If ever we needed real-world examples of “moral hazard” and conflicts of interest, it’s Freddie Mac (FRE) and Fannie Mae (FNM).
In an interview with the New York Times, Freddie Mac’s former Chief Risk Officer David Andrukonis said that former Freddie CEO Richard Syron ignored numerous warnings that Freddie was about to blow itself up. Andrukonis said that he warned Syron about Freddie’s troubles as early as 2004, and sent a memo outlining the risks of the company’s mortgage profligacy. NYT:
David A. Andrukonis recalled telling Mr. Syron in mid-2004 that the company was buying bad loans that “would likely pose an enormous financial and reputational risk to the company and the country.”
Mr. Syron received a memo stating that the firm’s underwriting standards were becoming shoddier and that the company was becoming exposed to losses, according to Mr. Andrukonis and two others familiar with the document.
The Times says that it interviewed “more than two dozen current and former high-ranking executives at Freddie Mac,” all of whom said that Syron had ignored their reccomendations to change course. Syron’s apparent passivity has lead to an $80 billion loss in shareholder value.
Given the high profile implosion, many shareholders, regulators, and employees are calling for a change in leadership at both Freddie Mac and Fannie Mae (FNM). Syron and his defenders argue that the implosion wasn’t necesarily his fault, since he was pressured by Congress to purchase as many cheap loans as possible.

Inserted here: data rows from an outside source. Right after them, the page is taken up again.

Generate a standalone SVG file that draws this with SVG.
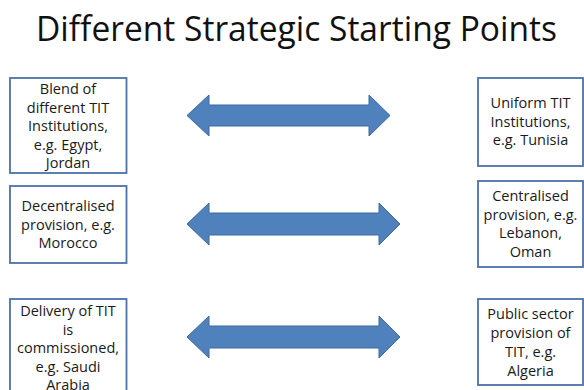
<svg xmlns="http://www.w3.org/2000/svg" width="584" height="390" viewBox="0 0 584 390">
<style>
.box{fill:#fff;stroke:#4a72a8;stroke-width:1.8}
.t{font-family:"Open Sans","Noto Sans","Liberation Sans",sans-serif;font-size:14.5px;fill:#1a1a1a;text-anchor:middle}
.title{font-family:"Open Sans","Noto Sans","Liberation Sans",sans-serif;font-size:34px;fill:#111}
.arr{fill:#4f81bd;stroke:#3f6a9e;stroke-width:1}
</style>
<rect width="584" height="390" fill="#fff"/>
<text class="title" x="36" y="41" textLength="521" lengthAdjust="spacingAndGlyphs">Different Strategic Starting Points</text>
<g id="left1">
<rect class="box" x="10" y="78" width="116.5" height="95"/>
<text class="t" x="68" y="94">Blend of</text>
<text class="t" x="68" y="112.5">different TIT</text>
<text class="t" x="68" y="131">Institutions,</text>
<text class="t" x="68" y="149.5">e.g. Egypt,</text>
<text class="t" x="68" y="168">Jordan</text>
</g>
<g id="left2">
<rect class="box" x="10" y="186" width="116.5" height="77"/>
<text class="t" x="68" y="211">Decentralised</text>
<text class="t" x="68" y="229.5">provision, e.g.</text>
<text class="t" x="68" y="248">Morocco</text>
</g>
<g id="left3">
<rect class="box" x="10" y="299" width="116.5" height="100"/>
<text class="t" x="68" y="316">Delivery of TIT</text>
<text class="t" x="68" y="334.5">is</text>
<text class="t" x="68" y="353">commissioned,</text>
<text class="t" x="68" y="371.5">e.g. Saudi</text>
<text class="t" x="68" y="390">Arabia</text>
</g>
<g id="right1">
<rect class="box" x="478" y="78" width="105" height="88"/>
<text class="t" x="530.5" y="108">Uniform TIT</text>
<text class="t" x="530.5" y="126.5">Institutions,</text>
<text class="t" x="530.5" y="145">e.g. Tunisia</text>
</g>
<g id="right2">
<rect class="box" x="478" y="181" width="105" height="86"/>
<text class="t" x="530.5" y="201">Centralised</text>
<text class="t" x="530.5" y="219.5">provision, e.g.</text>
<text class="t" x="530.5" y="238">Lebanon,</text>
<text class="t" x="530.5" y="256.5">Oman</text>
</g>
<g id="right3">
<rect class="box" x="478" y="299" width="105" height="86"/>
<text class="t" x="530.5" y="319">Public sector</text>
<text class="t" x="530.5" y="338">provision of</text>
<text class="t" x="530.5" y="357">TIT, e.g.</text>
<text class="t" x="530.5" y="376">Algeria</text>
</g>
<g id="connectors">
<polygon class="arr" points="187,115.5 209,95 209,105 369,105 369,95 390,115.5 369,136 369,126 209,126 209,136"/>
<polygon class="arr" points="187,224 209,203 209,213 379,213 379,203 400,224 379,245 379,235 209,235 209,245"/>
<polygon class="arr" points="187,337 209,316 209,326 379,326 379,316 400,337 379,358 379,348 209,348 209,358"/>
</g>
</svg>
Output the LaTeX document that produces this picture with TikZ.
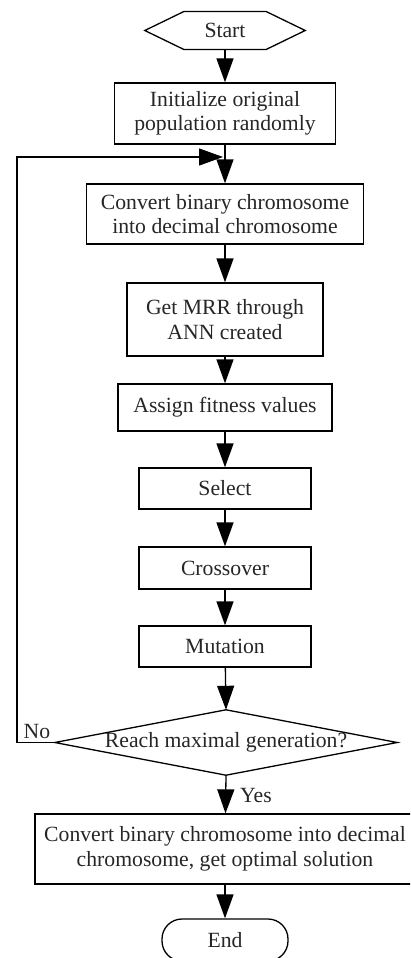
\documentclass[tikz,border=0pt]{standalone}
\usepackage{fontspec}
\setmainfont{Liberation Serif}
\usetikzlibrary{arrows.meta}
\begin{document}
\begin{tikzpicture}[x=1pt,y=-1pt,
  every node/.style={font=\fontsize{21.7}{24.5}\selectfont, text=black!85},
  proc/.style={draw, line width=1.3pt, align=center, inner sep=0pt},
  plain/.style={draw=none, align=center, inner sep=0pt},
  arr/.style={line width=1.3pt, -{Triangle[length=24pt,width=17pt]}},
  ln/.style={line width=1.3pt}]
\useasboundingbox (0,0) rectangle (410,958);
\clip (0,0) rectangle (410,958);
% Start hexagon
\node[plain, minimum width=160pt, minimum height=37.5pt] (start) at (225,30.5) {Start};
\draw[ln] (start.west) -- ([xshift=39pt]start.north west) -- ([xshift=-39pt]start.north east)
  -- (start.east) -- ([xshift=-39pt]start.south east) -- ([xshift=39pt]start.south west) -- cycle;
\node[proc, minimum width=221pt, minimum height=61pt] (init) at (225,113.5) {Initialize original\\population randomly};
\node[proc, minimum width=277pt, minimum height=60pt] (conv) at (225,214) {Convert binary chromosome\\into decimal chromosome};
\node[proc, minimum width=196pt, minimum height=73pt] (mrr) at (225,319.5) {Get MRR through\\ANN created};
\node[proc, minimum width=214pt, minimum height=47pt] (assign) at (225,407.5) {Assign fitness values};
\node[proc, minimum width=172pt, minimum height=41pt] (sel) at (225,488.5) {Select};
\node[proc, minimum width=172pt, minimum height=42pt] (cross) at (225,568) {Crossover};
\node[proc, minimum width=172pt, minimum height=41pt] (mut) at (225,646.5) {Mutation};
% diamond
\node[plain, minimum width=342pt, minimum height=65pt] (dia) at (226,742.5) {Reach maximal generation?};
\draw[ln] (dia.west) -- (dia.north) -- (dia.east) -- (dia.south) -- cycle;
\node[proc, minimum width=380pt, minimum height=70pt] (final) at (225,849) {Convert binary chromosome into decimal\\chromosome, get optimal solution};
\node[proc, rounded corners=20pt, minimum width=126pt, minimum height=42pt] (stop) at (225,940) {End};
% connectors
\draw[arr] (start) -- (init);
\draw[arr] (init) -- (conv);
\draw[arr] (conv) -- (mrr);
\draw[arr] (mrr) -- (assign);
\draw[arr] (assign) -- (sel);
\draw[arr] (sel) -- (cross);
\draw[arr] (cross) -- (mut);
\draw[arr] (mut) -- (dia.north);
\draw[arr] (dia.south) -- (final);
\draw[arr] (final) -- (stop);
% loop
\coordinate (lc) at (17,157);
\coordinate (loopin) at (223,157);
\draw[arr] (dia.west) -- (dia.west -| lc) -- (lc) -- (loopin);
\node[plain] (no) at (37,731) {No};
\node[plain] (yes) at (256,795) {Yes};
\end{tikzpicture}
\end{document}
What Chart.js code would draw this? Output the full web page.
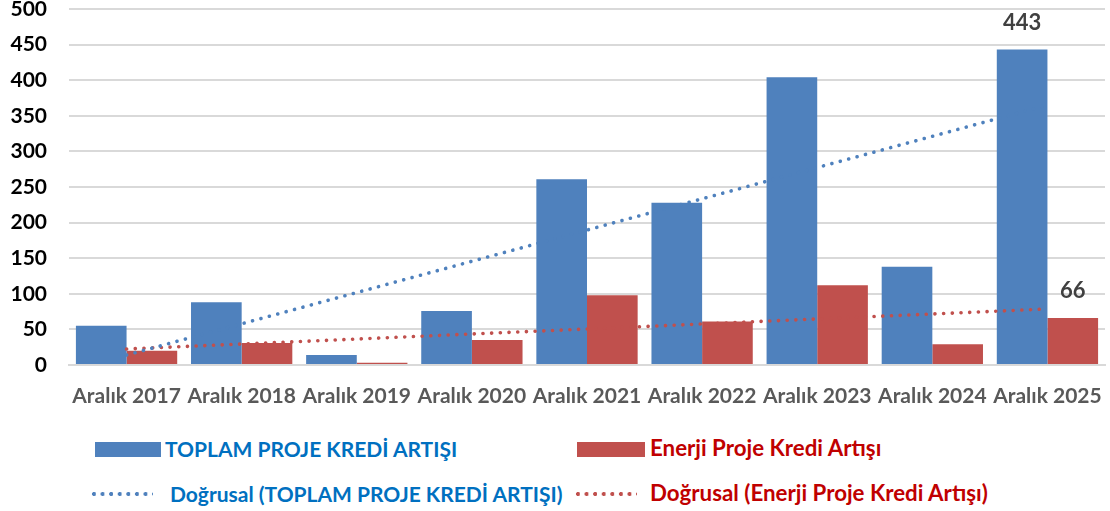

Mr. Syron and the Fannie Mae chief executive, Daniel H. Mudd, defended their choices, saying in interviews that they did not anticipate that the housing market would decline so quickly and that they were buffeted by conflicting pressures.
“This company has to answer to shareholders, to our regulator and to Congress, and those groups often demand completely contradictory things,” Mr. Syron said in an interview.
Therein lies the problem. The Times piece goes on to recount how a Democratic Congressman once called up Syron and screamed at him to buy more mortgages from low-income borrowers. Under pressure, Syron and his team capitualated, figuring if things went wrong, the government would bail them out anyway:
Mr. Syron and Mr. Mudd eventually yielded to those pressures, effectively wagering that if things got too bad, the government would bail them out.
“The thinking was that if something really bad happened to the housing market, then the government would need Freddie and Fannie more than ever, and would have to rescue them,” Mr. Andrukonis said. “Everybody understood that at some level the company was putting taxpayers at risk.”
And there’s the lesson. When this crisis is over, Fannie and Freddie should be privatised. Using tax payer money to subsidise cheaper housing and insure against risky lending behaviour shouldn’t be part of government’s mandate. But they won’t be privatized, of course. Because, by then, the crisis will be over, shareholders will want that government guarantee, and no one else will care anymore.